◆ **Problem to work on**
Scan the data below. Pull out each line where "matplotlib" occurs.

◆ **Dataset**
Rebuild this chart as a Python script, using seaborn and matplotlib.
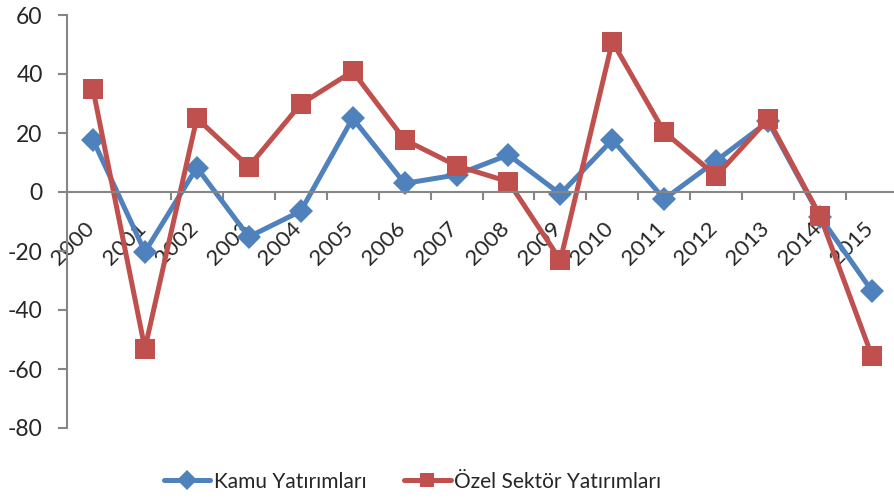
import matplotlib
matplotlib.use("Agg")
import matplotlib.pyplot as plt
import matplotlib.transforms as mtransforms
import seaborn as sns
import pandas as pd
import numpy as np

# ── data ────────────────────────────────────────────────────
years = [str(y) for y in range(2000, 2016)]
kamu = [17.7, -20.3, 8.3, -15.2, -6.5, 25.0, 2.9, 5.8,
        12.6, -0.7, 17.7, -2.4, 10.6, 23.9, -8.4, -33.6]
ozel = [34.9, -53.1, 25.0, 8.6, 29.8, 40.9, 17.7, 8.9,
        3.5, -23.1, 51.0, 20.3, 5.5, 24.7, -8.1, -55.7]
series_names = ["Kamu Yatırımları", "Özel Sektör Yatırımları"]
colors = ["#4F81BD", "#C0504D"]
y_ticks = [-80, -60, -40, -20, 0, 20, 40, 60]

df = pd.DataFrame({
    "year": years * 2,
    "pos": list(range(len(years))) * 2,
    "value": kamu + ozel,
    "series": [series_names[0]] * len(years) + [series_names[1]] * len(years),
})

sns.set_style("white")
plt.rcParams["font.family"] = ["Lato", "DejaVu Sans"]
plt.rcParams["axes.unicode_minus"] = False
FS = 16.5
MS = [12, 14.5]

fig = plt.figure(figsize=(8.94, 4.98), dpi=100)
ax = fig.add_axes([67 / 894, 70 / 498, (898 - 67) / 894, (428 - 15) / 498])

sns.lineplot(data=df, x="pos", y="value", hue="series", style="series",
             markers=["D", "s"], dashes=False, palette=colors,
             linewidth=3.6, markeredgewidth=0, ax=ax, legend=True)
for line, ms in zip(ax.lines, MS):
    line.set_markersize(ms)

# ── axes styling (Excel-like) ───────────────────────────────
grey = "#868686"
ax.set_xlim(-0.5, 15.5)
ax.set_ylim(-80, 60)
ax.set_yticks(y_ticks)
ax.set_xticks(range(len(years)))
ax.set_xticks(np.arange(-0.5, len(years), 1.0), minor=True)
for side in ["top", "right"]:
    ax.spines[side].set_visible(False)
ax.spines["bottom"].set_position(("data", 0))
for side in ["left", "bottom"]:
    ax.spines[side].set_color(grey)
    ax.spines[side].set_linewidth(1.5)
ax.tick_params(axis="y", direction="out", length=6.5, width=1.5, color=grey,
               labelsize=FS, pad=11, left=True)
ax.tick_params(axis="x", which="major", length=0, labelsize=16, pad=19)
ax.tick_params(axis="x", which="minor", direction="out", length=5.5, width=1.5,
               color=grey, bottom=True)
ax.set_xticklabels(years)
shift = mtransforms.ScaledTranslation(5 / 100, 0, fig.dpi_scale_trans)
for lbl in ax.get_xticklabels():
    lbl.set_rotation(45)
    lbl.set_ha("right")
    lbl.set_transform(lbl.get_transform() + shift)
ax.set_xlabel("")
ax.set_ylabel("")

# ── legend at the bottom ────────────────────────────────────
handles, labels = ax.get_legend_handles_labels()
ax.legend_.remove()
for h in handles:
    h.set_linewidth(3.6)
    h.set_markersize(10)
    h.set_markeredgewidth(0)
fig.legend(handles, labels, loc="center", bbox_to_anchor=(0.461, 0.033),
           ncol=2, frameon=False, fontsize=15, handlelength=2.25,
           handletextpad=0.15, columnspacing=1.8)

fig.savefig("out.png", dpi=100)
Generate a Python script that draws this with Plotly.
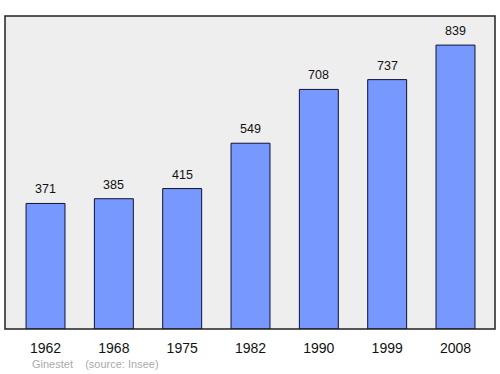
import plotly.graph_objects as go

years = ["1962", "1968", "1975", "1982", "1990", "1999", "2008"]
population = [371, 385, 415, 549, 708, 737, 839]
positions = list(range(len(years)))

font_family = "Liberation Sans, Arial, sans-serif"

fig = go.Figure()
fig.add_trace(go.Bar(
    x=positions, y=population, width=0.57,
    marker=dict(color="#7799ff", line=dict(color="#111133", width=1)),
    hoverinfo="skip",
))

annotations = [dict(x=p, y=v, xref="x", yref="y", text=str(v), showarrow=False,
                    yanchor="bottom", yshift=5,
                    font=dict(family=font_family, size=12.5, color="#111111"))
               for p, v in zip(positions, population)]
annotations.append(dict(x=0.05, y=-0.113, xref="paper", yref="paper", xanchor="left", yanchor="middle",
                        showarrow=False, text="Ginestet&nbsp;&nbsp;&nbsp;&nbsp;(source: Insee)",
                        font=dict(family=font_family, size=11, color="#aaaaaa")))

fig.update_layout(
    width=500, height=374,
    margin=dict(l=5, r=5, t=16, b=45),
    paper_bgcolor="white", plot_bgcolor="#eeeeee",
    showlegend=False,
    xaxis=dict(range=[-0.593, 6.578], tickvals=positions, ticktext=years,
               showgrid=False, zeroline=False, ticks="", ticklabelstandoff=9,
               tickfont=dict(family=font_family, size=14, color="#111111")),
    yaxis=dict(range=[0, 925], showgrid=False, zeroline=False, showticklabels=False),
    annotations=annotations,
    shapes=[dict(type="rect", xref="paper", yref="paper", x0=0, y0=0, x1=1, y1=1,
                 line=dict(color="#222222", width=1.5))],
)

fig.write_html("out.html")
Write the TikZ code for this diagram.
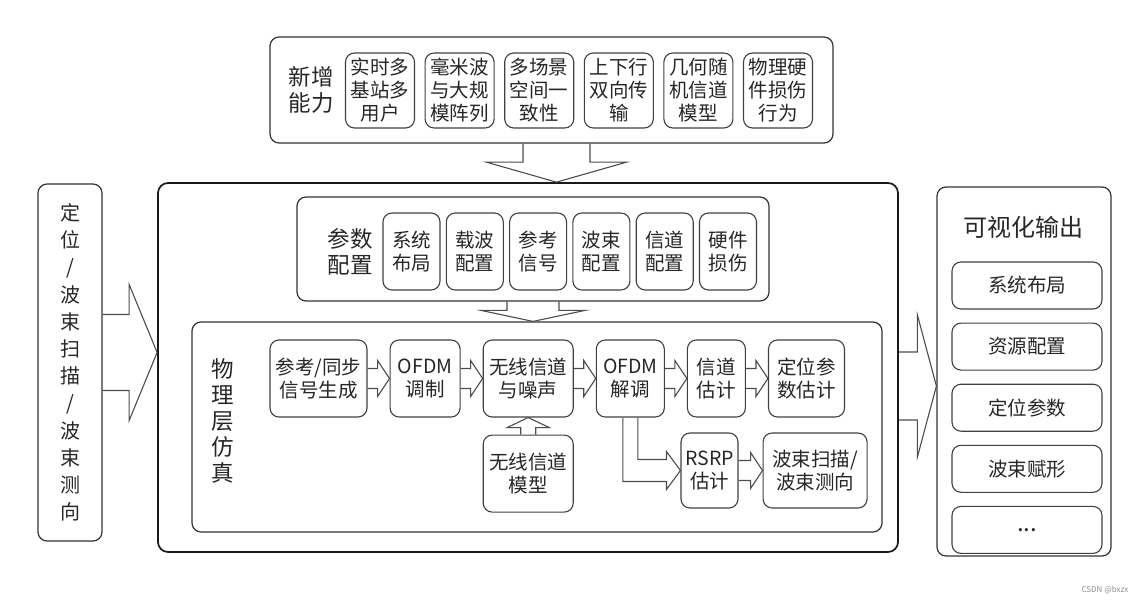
\documentclass[tikz,border=0pt]{standalone}
\usepackage{fontspec}
\setmainfont{Noto Sans CJK SC}
\usetikzlibrary{positioning,calc}

\begin{document}
\begin{tikzpicture}[
    x=1pt, y=-1pt,
    node distance=10pt and 9.5pt,
    frame/.style={draw=black!80, line width=1.2pt, rounded corners=9pt},
    mainframe/.style={draw=black!90, line width=1.7pt, rounded corners=10pt},
    blk/.style={draw=black!75, line width=1.1pt, rounded corners=9pt, align=center, inner sep=2pt, text=black!85, font=\fontsize{19.5}{23}\selectfont},
    capbox/.style={blk, minimum width=69pt, minimum height=75pt},
    parbox/.style={blk, minimum width=57pt, minimum height=77pt},
    vizbox/.style={blk, minimum width=150pt, minimum height=47pt},
    lbl/.style={align=center, inner sep=0pt, text=black!85, font=\fontsize{22.5}{26}\selectfont},
    barrow/.style={draw=black!70, line width=1.1pt, line join=miter} % block arrow outline
]
\useasboundingbox (0,0) rectangle (1146,604);

% --- New capabilities ---
\node[frame, minimum width=563pt, minimum height=106pt] (newcap) at (551.5,90) {};
\node[lbl] (newlbl) at (311,90) {新增\\能力};
\node[capbox] (cap1) at (380,90.5) {实时多\\基站多\\用户};
\node[capbox, right=of cap1] (cap2) {毫米波\\与大规\\模阵列};
\node[capbox, right=of cap2] (cap3) {多场景\\空间一\\致性};
\node[capbox, right=of cap3] (cap4) {上下行\\双向传\\输};
\node[capbox, right=of cap4] (cap5) {几何随\\机信道\\模型};
\node[capbox, right=of cap5] (cap6) {物理硬\\件损伤\\行为};

% --- Simulator frame ---
\node[mainframe, minimum width=740pt, minimum height=369pt] (sim) at (528,367.5) {};

% --- Parameter configuration ---
\node[frame, minimum width=472pt, minimum height=104pt] (param) at (533,249) {};
\node[lbl] (paramlbl) at (350,252) {参数\\配置};
\node[parbox] (par1) at (411.5,251.5) {系统\\布局};
\node[parbox, right=5.2pt of par1] (par2) {载波\\配置};
\node[parbox, right=5.2pt of par2] (par3) {参考\\信号};
\node[parbox, right=5.2pt of par3] (par4) {波束\\配置};
\node[parbox, right=5.2pt of par4] (par5) {信道\\配置};
\node[parbox, right=5.2pt of par5] (par6) {硬件\\损伤};

% --- Physical layer simulation ---
\node[frame, minimum width=690pt, minimum height=210pt] (phy) at (537,427) {};
\node[lbl] (phylbl) at (223,421) {物\\理\\层\\仿\\真};
\node[blk, minimum width=97pt, minimum height=77pt] (refgen) at (318.5,378.5) {参考/同步\\信号生成};
\node[blk, minimum width=70pt, minimum height=77pt, right=22pt of refgen] (ofdmmod) {OFDM\\调制};
\node[blk, minimum width=90pt, minimum height=77pt, right=22pt of ofdmmod] (chan) {无线信道\\与噪声};
\node[blk, minimum width=68pt, minimum height=77pt, right=22pt of chan] (ofdmdem) {OFDM\\解调};
\node[blk, minimum width=58pt, minimum height=77pt, right=22pt of ofdmdem] (chest) {信道\\估计};
\node[blk, minimum width=76pt, minimum height=77pt, right=22pt of chest] (posest) {定位参\\数估计};
\node[blk, minimum width=90pt, minimum height=77pt, below=17pt of chan] (chmodel) {无线信道\\模型};
\node[blk, minimum width=57pt, minimum height=75pt] (rsrp) at (709.5,470.5) {RSRP\\估计};
\node[blk, minimum width=104pt, minimum height=75pt, right=24pt of rsrp] (beam) {波束扫描/\\波束测向};

% --- Side boxes ---
\node[frame, minimum width=64pt, minimum height=357pt, align=center, inner sep=0pt, text=black!85,
      font=\fontsize{20}{27.2}\selectfont] (lefttag) at (70,362.5)
      {定\\位\\/\\波\\束\\扫\\描\\/\\波\\束\\测\\向};
\node[frame, minimum width=174pt, minimum height=369pt] (viz) at (1024,371.5) {};
\node[text=black!85, font=\fontsize{24}{28}\selectfont] (vizlbl) at (1023,227) {可视化输出};
\node[vizbox] (viz1) at (1027,285.5) {系统布局};
\node[vizbox, below=13pt of viz1] (viz2) {资源配置};
\node[vizbox, below=13pt of viz2] (viz3) {定位参数};
\node[vizbox, below=13pt of viz3] (viz4) {波束赋形};
\node[vizbox, below=13pt of viz4, font=\fontsize{24}{23}\selectfont] (viz5) {...};

% --- Block arrows along the processing chain ---
\foreach \a/\b in {refgen/ofdmmod,ofdmmod/chan,chan/ofdmdem,ofdmdem/chest,chest/posest,rsrp/beam}{
  \draw[barrow] ($(\a.east)+(0,-10)$) -- ($(\b.west)+(-12,-10)$) -- ($(\b.west)+(-12,-18)$) -- (\b.west)
    -- ($(\b.west)+(-12,18)$) -- ($(\b.west)+(-12,10)$) -- ($(\a.east)+(0,10)$);
}
% channel model feeds the channel
\draw[barrow] ($(chmodel.north)+(-7.5,0)$) -- ($(chan.south)+(-7.5,10)$) -- ($(chan.south)+(-21,10)$) -- (chan.south)
  -- ($(chan.south)+(21,10)$) -- ($(chan.south)+(7.5,10)$) -- ($(chmodel.north)+(7.5,0)$);
% demodulation branch to RSRP
\draw[barrow] ($(ofdmdem.south)+(7.5,0)$) -- ($(ofdmdem.south |- rsrp.west)+(7.5,-11)$) -- ($(rsrp.west)+(-14,-11)$)
  -- ($(rsrp.west)+(-14,-19)$) -- (rsrp.west) -- ($(rsrp.west)+(-14,19)$) -- ($(rsrp.west)+(-14,11)$)
  -- ($(ofdmdem.south |- rsrp.west)+(-7.5,11)$) -- ($(ofdmdem.south)+(-7.5,0)$);

% --- Big arrows between blocks ---
\coordinate (capout) at ($(newcap.south)+(5,0)$);
\coordinate (simin) at (capout |- sim.north);
\draw[barrow] ($(capout)+(-33.5,0)$) -- ($(simin)+(-33.5,-20)$) -- ($(simin)+(-70,-20)$) -- (simin)
  -- ($(simin)+(70,-20)$) -- ($(simin)+(33.5,-20)$) -- ($(capout)+(33.5,0)$);

\coordinate (phyin) at (param.south |- phy.north);
\draw[barrow] ($(param.south)+(-26,0)$) -- ($(phyin)+(-26,-11)$) -- ($(phyin)+(-52,-11)$) -- (phyin)
  -- ($(phyin)+(52,-11)$) -- ($(phyin)+(26,-11)$) -- ($(param.south)+(26,0)$);

\coordinate (tagout) at ($(lefttag.east)+(0,-10)$);
\coordinate (simleft) at (tagout -| sim.west);
\draw[barrow] ($(tagout)+(0,-38)$) -- ($(simleft)+(-28,-38)$) -- ($(simleft)+(-28,-68)$) -- (simleft)
  -- ($(simleft)+(-28,68)$) -- ($(simleft)+(-28,38)$) -- ($(tagout)+(0,38)$);

\coordinate (simout) at ($(sim.east)+(0,18.5)$);
\coordinate (vizin) at (simout -| viz.west);
\draw[barrow] ($(simout)+(0,-34)$) -- ($(vizin)+(-19,-34)$) -- ($(vizin)+(-19,-71)$) -- (vizin)
  -- ($(vizin)+(-19,71)$) -- ($(vizin)+(-19,34)$) -- ($(simout)+(0,34)$);

\node[text=black!45, font=\fontsize{8}{9}\selectfont] (mark) at (1105,590) {CSDN @bxzx};
\end{tikzpicture}
\end{document}
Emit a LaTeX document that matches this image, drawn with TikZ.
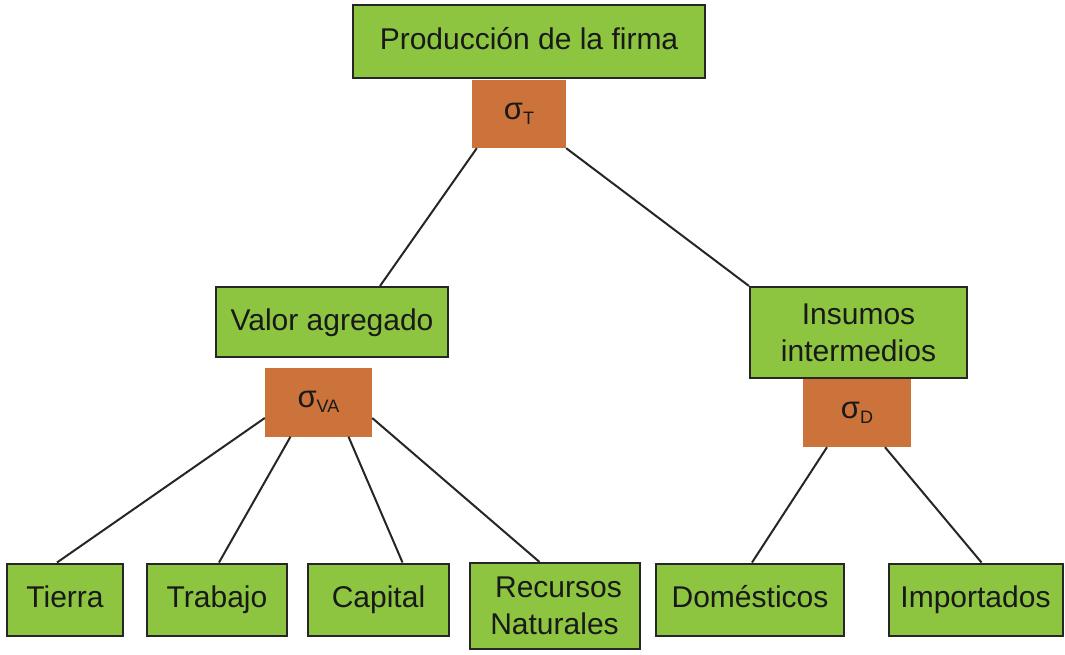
\documentclass[tikz,border=0pt]{standalone}
\usepackage{fontspec}
\setmainfont{Liberation Sans}
\usepackage{tikz}
\usetikzlibrary{calc}

\definecolor{boxgreen}{RGB}{141,197,64}
\definecolor{sigorange}{RGB}{203,115,58}
\newcommand{\sig}[1]{{\fontsize{31}{31}\selectfont σ}\raisebox{-5pt}{\fontsize{18}{18}\selectfont #1}}

\begin{document}
\begin{tikzpicture} [x=1pt, y=-1pt,
	nodes={inner sep=0pt, text=black!90, font=\fontsize{30}{37}\selectfont},
	level/.style={draw=black!85, line width=2pt, fill=boxgreen, align=center},
	oneline/.style={text height=22pt, text depth=6pt},
	elast/.style={fill=sigorange},
	link/.style={line width=2pt, black!85}]
	\useasboundingbox (0,0) rectangle (1065,654);

	% top of the tree
	\node[level, oneline, minimum width=352pt, minimum height=73pt] (firma) at (529,41.5) {Producción de la firma};
	\node[elast, minimum width=94pt, minimum height=68pt] (sT) at (519,114) {\sig{T}};

	% middle
	\node[level, oneline, minimum width=232pt, minimum height=70pt] (valor) at (332,322) {Valor agregado};
	\node[elast, minimum width=107pt, minimum height=69pt] (sVA) at (318.5,402) {\sig{VA}};
	\node[level, minimum width=217pt, minimum height=91pt] (insumos) at (858.5,332.5) {Insumos\\intermedios};
	\node[elast, minimum width=108pt, minimum height=68pt] (sD) at (857,413) {\sig{D}};

	% bottom row
	\node[level, oneline, minimum width=116pt, minimum height=72pt] (tierra) at (65,599.5) {Tierra};
	\node[level, oneline, minimum width=140pt, minimum height=72pt] (trabajo) at (217,599.5) {Trabajo};
	\node[level, oneline, minimum width=141pt, minimum height=72pt] (capital) at (378.5,599.5) {Capital};
	\node[level, minimum width=170pt, minimum height=86pt] (recursos) at (554.5,606) {\hspace*{8pt}Recursos\\Naturales};
	\node[level, oneline, minimum width=188pt, minimum height=72pt] (domesticos) at (750,599.5) {Domésticos};
	\node[level, oneline, minimum width=174pt, minimum height=72pt] (importados) at (975.5,599.5) {Importados};

	% connectors
	\draw[link] ([xshift=5pt]sT.south west) -- ([xshift=48pt]valor.north);
	\draw[link] (sT.south east) -- (insumos.north west);
	\draw[link] ([yshift=-16pt]sVA.west) -- ([xshift=-8pt]tierra.north);
	\draw[link] ([xshift=-28pt]sVA.south) -- ([xshift=2pt]trabajo.north);
	\draw[link] ([xshift=30pt]sVA.south) -- ([xshift=24pt]capital.north);
	\draw[link] ([yshift=-16pt]sVA.east) -- ([xshift=-15pt]recursos.north);
	\draw[link] ([xshift=-30pt]sD.south) -- ([xshift=2pt]domesticos.north);
	\draw[link] ([xshift=28pt]sD.south) -- ([xshift=6pt]importados.north);

\end{tikzpicture}
\end{document}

◆ **Solution to this problem**
Rebuild this chart as a Python script, using seaborn and matplotlib.
import matplotlib
matplotlib.use("Agg")
import matplotlib.pyplot as plt
import matplotlib.transforms as mtransforms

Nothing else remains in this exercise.